The plan, which will see the retirement age raised by two years to 64, was passed by members of the upper house of the French Parliament with 195 votes for and 112 against.
The protests – and rolling strikes that have affected refineries, public transport and garbage collections – aimed to pressure the government to withdraw the pension plan, which it said was essential to ensure the pension system does not run out of money.
“After hundreds of hours of discussions, the Senate adopted the pension reform plan,” Prime Minister Elisabeth Borne wrote on Twitter.
“It is a key step to make a reform happen that will guarantee the future of our pension system.”
Borne said she was “totally committed to ensure the text will be definitively adopted in the coming days”.

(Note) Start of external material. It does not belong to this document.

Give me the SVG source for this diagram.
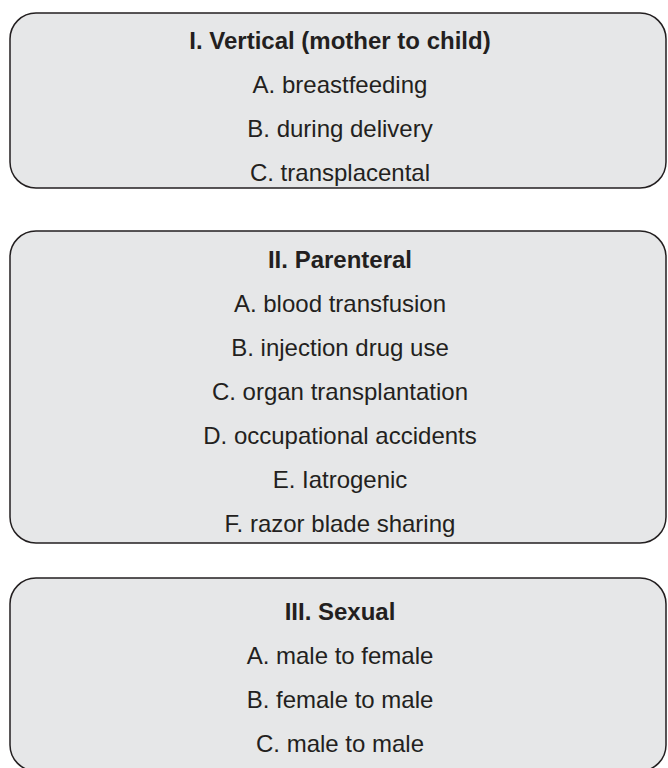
<svg xmlns="http://www.w3.org/2000/svg" width="668" height="768" viewBox="0 0 668 768">
<style>
.box{fill:#e6e7e8;stroke:#231f20;stroke-width:1.5}
text{font-family:"Liberation Sans",Arial,sans-serif;font-size:24px;fill:#231f20;text-anchor:middle}
.t{font-weight:bold}
</style>
<rect width="668" height="768" fill="#ffffff"/>
<g id="node-vertical">
<rect class="box" x="10" y="13" width="656" height="175" rx="26" ry="26"/>
<text class="t" x="340" y="49">I. Vertical (mother to child)</text>
<text x="340" y="93">A. breastfeeding</text>
<text x="340" y="137">B. during delivery</text>
<text x="340" y="181">C. transplacental</text>
</g>
<g id="node-parenteral">
<rect class="box" x="10" y="231" width="656" height="312" rx="26" ry="26"/>
<text class="t" x="340" y="268">II. Parenteral</text>
<text x="340" y="312">A. blood transfusion</text>
<text x="340" y="356">B. injection drug use</text>
<text x="340" y="400">C. organ transplantation</text>
<text x="340" y="444">D. occupational accidents</text>
<text x="340" y="488">E. Iatrogenic</text>
<text x="340" y="532">F. razor blade sharing</text>
</g>
<g id="node-sexual">
<rect class="box" x="10" y="578" width="656" height="193" rx="26" ry="26"/>
<text class="t" x="340" y="620">III. Sexual</text>
<text x="340" y="664">A. male to female</text>
<text x="340" y="708">B. female to male</text>
<text x="340" y="752">C. male to male</text>
</g>
<g id="connectors"></g>
</svg>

Now that the Senate has adopted the bill, it will be reviewed by a joint committee of lower and upper house lawmakers, probably on Wednesday.
If the committee agrees on a text, a final vote in both chambers is likely to take place on Thursday, but the outcome of that still seems uncertain in the lower chamber, the National Assembly, where Macron’s party needs allies’ votes for a majority.
If the government fears it won’t have enough votes in the lower house, it is still possible for it to push the text through without a parliamentary vote, via a so-called 49:3 procedure.
An additional day of nationwide strikes and protests was planned for Wednesday.
According to figures from the interior ministry, 368,000 demonstrators marched through various cities on Saturday.
Authorities had expected up to a million people to take part.
As with the previous protests, Saturday’s events were free of any major scuffles with the police.
On Tuesday, 1.28 million people took to the streets, the highest turnout since the start of the protest movement, according to government figures.
In a joint statement, the French unions, maintaining a rare show of unity since the protest movement was launched at the end of January, called on the government to organise a “citizens’ consultation” as soon as possible.
The unions plan to keep up pressure “and to keep on proving that the vast majority of the population remains determined to say no to the proposed bill”, they said.
Opinion polls show a majority of voters oppose Macron’s plan, while a slim majority supports the strike actions.
A spokesperson for TotalEnergies said strikes continue in the oil major’s French refineries and depots, while public railway operator SNCF said national and regional services would remain heavily disrupted across the weekend.
In Paris, garbage continues to pile up on the streets, with residents seeing a growing presence of rats, according to local media.